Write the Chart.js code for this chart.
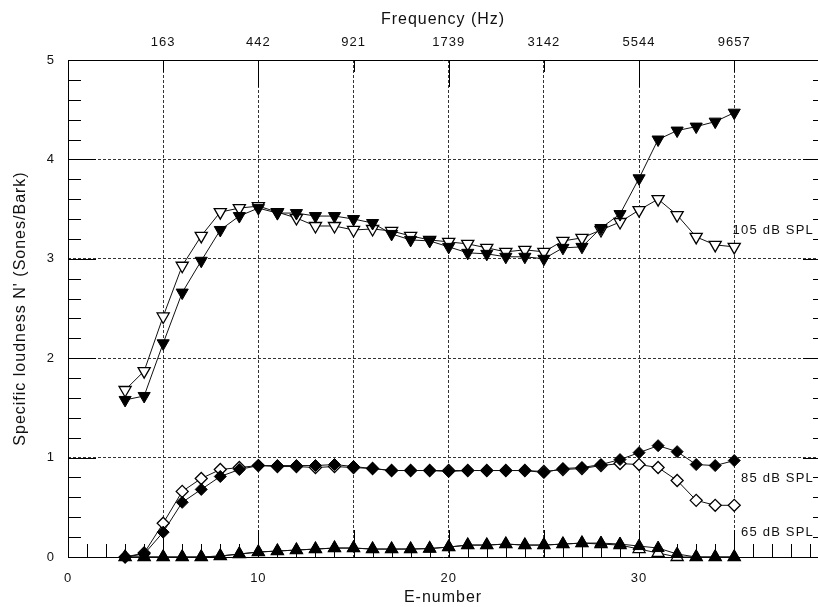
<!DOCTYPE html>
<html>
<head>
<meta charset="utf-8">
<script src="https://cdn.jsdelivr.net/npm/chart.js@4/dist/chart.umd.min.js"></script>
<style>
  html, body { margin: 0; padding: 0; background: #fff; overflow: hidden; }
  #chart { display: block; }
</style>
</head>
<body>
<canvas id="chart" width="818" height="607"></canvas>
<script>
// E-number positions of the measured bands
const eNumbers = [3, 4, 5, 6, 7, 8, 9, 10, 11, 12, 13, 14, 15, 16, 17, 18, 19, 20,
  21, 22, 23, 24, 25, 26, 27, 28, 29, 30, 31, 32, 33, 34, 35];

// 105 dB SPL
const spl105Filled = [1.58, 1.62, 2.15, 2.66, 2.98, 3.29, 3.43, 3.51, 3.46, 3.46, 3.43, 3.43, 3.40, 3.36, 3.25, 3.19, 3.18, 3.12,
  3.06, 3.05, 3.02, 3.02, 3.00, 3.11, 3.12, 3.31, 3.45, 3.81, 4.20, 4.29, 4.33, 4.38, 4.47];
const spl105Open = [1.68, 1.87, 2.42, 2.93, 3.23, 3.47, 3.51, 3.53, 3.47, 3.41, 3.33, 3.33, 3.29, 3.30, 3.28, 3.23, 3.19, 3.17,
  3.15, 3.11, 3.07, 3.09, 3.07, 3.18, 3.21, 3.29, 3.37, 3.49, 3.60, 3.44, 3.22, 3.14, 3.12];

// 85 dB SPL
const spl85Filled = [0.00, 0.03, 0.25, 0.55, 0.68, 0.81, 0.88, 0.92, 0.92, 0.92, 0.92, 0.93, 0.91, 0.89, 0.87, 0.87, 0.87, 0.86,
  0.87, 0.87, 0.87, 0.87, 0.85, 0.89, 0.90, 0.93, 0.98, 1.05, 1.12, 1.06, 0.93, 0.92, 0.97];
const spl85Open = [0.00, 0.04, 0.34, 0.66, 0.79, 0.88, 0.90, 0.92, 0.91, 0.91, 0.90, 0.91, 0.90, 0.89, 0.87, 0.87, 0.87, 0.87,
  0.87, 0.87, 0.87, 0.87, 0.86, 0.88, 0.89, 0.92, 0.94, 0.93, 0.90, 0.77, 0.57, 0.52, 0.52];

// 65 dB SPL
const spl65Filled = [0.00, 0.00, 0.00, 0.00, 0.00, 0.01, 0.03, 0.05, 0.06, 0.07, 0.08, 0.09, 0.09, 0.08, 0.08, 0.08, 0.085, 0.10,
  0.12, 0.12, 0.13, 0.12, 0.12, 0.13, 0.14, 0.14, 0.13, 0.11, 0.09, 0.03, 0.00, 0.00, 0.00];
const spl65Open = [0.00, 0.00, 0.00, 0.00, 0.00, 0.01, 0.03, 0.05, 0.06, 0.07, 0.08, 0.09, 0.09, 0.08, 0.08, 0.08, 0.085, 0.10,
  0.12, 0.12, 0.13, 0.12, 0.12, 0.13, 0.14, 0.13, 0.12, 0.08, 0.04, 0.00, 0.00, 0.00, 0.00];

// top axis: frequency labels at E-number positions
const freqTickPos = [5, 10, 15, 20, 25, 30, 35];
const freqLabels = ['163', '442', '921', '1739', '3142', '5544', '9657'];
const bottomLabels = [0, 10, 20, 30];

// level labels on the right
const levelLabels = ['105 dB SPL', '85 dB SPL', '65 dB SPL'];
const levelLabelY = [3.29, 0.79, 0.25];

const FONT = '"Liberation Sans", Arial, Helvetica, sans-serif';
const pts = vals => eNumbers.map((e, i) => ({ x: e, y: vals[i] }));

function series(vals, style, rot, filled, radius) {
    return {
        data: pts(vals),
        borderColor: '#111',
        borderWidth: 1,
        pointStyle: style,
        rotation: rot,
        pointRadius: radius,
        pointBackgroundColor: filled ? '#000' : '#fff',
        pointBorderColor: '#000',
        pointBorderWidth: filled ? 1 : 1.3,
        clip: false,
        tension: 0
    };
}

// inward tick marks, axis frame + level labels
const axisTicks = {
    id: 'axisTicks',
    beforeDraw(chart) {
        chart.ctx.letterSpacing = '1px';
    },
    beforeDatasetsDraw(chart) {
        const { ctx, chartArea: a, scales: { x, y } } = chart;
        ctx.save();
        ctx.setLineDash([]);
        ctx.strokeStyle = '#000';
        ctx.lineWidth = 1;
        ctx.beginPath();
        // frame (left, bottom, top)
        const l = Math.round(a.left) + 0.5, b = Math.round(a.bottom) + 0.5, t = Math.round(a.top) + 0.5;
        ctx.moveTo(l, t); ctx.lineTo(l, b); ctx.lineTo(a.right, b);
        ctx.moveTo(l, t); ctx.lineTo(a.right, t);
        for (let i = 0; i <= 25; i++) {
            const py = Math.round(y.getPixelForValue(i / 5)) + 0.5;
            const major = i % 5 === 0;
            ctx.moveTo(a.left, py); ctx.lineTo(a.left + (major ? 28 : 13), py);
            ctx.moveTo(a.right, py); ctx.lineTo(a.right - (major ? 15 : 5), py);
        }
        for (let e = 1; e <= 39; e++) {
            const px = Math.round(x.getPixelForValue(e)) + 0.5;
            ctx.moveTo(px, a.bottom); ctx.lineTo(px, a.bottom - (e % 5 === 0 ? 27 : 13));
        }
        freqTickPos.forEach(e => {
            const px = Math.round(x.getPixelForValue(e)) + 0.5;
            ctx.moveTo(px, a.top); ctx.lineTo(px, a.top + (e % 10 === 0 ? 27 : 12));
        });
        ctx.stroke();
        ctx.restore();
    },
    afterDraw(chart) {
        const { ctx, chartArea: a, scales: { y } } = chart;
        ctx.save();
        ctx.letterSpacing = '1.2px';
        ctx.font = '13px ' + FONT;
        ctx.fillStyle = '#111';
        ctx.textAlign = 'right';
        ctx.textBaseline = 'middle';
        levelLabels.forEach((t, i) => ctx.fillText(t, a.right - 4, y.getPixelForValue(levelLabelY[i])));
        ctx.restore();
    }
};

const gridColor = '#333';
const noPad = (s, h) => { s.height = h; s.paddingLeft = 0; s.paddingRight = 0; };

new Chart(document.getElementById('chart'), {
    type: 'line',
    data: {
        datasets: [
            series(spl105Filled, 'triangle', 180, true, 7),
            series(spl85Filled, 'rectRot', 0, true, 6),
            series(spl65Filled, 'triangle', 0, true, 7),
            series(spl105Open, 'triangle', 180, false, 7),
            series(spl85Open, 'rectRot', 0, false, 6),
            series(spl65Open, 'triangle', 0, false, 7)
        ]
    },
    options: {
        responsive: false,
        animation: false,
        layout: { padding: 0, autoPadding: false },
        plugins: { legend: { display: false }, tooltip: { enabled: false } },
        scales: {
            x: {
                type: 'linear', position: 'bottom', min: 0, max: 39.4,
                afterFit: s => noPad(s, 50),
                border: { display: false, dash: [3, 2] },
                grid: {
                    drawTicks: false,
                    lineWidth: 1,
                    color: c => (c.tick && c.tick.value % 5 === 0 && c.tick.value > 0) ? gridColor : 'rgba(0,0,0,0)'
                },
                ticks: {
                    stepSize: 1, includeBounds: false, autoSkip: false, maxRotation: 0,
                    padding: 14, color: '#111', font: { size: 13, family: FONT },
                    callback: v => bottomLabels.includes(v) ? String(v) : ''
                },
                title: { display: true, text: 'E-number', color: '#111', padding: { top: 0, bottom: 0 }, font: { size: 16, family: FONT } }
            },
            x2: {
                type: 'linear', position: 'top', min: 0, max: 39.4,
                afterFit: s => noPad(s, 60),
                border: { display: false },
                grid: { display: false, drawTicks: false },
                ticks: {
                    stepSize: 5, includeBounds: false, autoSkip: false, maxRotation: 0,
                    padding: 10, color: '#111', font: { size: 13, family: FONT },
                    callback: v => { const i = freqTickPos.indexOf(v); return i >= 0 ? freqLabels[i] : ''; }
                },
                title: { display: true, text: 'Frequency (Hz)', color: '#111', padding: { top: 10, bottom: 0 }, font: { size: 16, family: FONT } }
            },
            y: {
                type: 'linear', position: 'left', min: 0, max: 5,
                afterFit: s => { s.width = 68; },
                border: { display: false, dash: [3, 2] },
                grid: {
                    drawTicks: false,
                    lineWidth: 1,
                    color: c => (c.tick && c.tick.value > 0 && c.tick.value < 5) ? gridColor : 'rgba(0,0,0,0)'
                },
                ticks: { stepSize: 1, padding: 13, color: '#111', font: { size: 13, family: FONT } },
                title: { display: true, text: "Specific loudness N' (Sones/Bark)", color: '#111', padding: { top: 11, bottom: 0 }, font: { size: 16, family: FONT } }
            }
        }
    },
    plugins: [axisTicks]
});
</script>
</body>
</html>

• • • • • • •

§ **YOUR TASK**:
Leave out any pictures, please, and quote only the lines from the top of the data through the line that contains "3.22, 3.14, 3.12];".

§ **TASK OUTPUT**:
Write the Chart.js code for this chart.
<!DOCTYPE html>
<html>
<head>
<meta charset="utf-8">
<script src="https://cdn.jsdelivr.net/npm/chart.js@4/dist/chart.umd.min.js"></script>
<style>
  html, body { margin: 0; padding: 0; background: #fff; overflow: hidden; }
  #chart { display: block; }
</style>
</head>
<body>
<canvas id="chart" width="818" height="607"></canvas>
<script>
// E-number positions of the measured bands
const eNumbers = [3, 4, 5, 6, 7, 8, 9, 10, 11, 12, 13, 14, 15, 16, 17, 18, 19, 20,
  21, 22, 23, 24, 25, 26, 27, 28, 29, 30, 31, 32, 33, 34, 35];

// 105 dB SPL
const spl105Filled = [1.58, 1.62, 2.15, 2.66, 2.98, 3.29, 3.43, 3.51, 3.46, 3.46, 3.43, 3.43, 3.40, 3.36, 3.25, 3.19, 3.18, 3.12,
  3.06, 3.05, 3.02, 3.02, 3.00, 3.11, 3.12, 3.31, 3.45, 3.81, 4.20, 4.29, 4.33, 4.38, 4.47];
const spl105Open = [1.68, 1.87, 2.42, 2.93, 3.23, 3.47, 3.51, 3.53, 3.47, 3.41, 3.33, 3.33, 3.29, 3.30, 3.28, 3.23, 3.19, 3.17,
  3.15, 3.11, 3.07, 3.09, 3.07, 3.18, 3.21, 3.29, 3.37, 3.49, 3.60, 3.44, 3.22, 3.14, 3.12];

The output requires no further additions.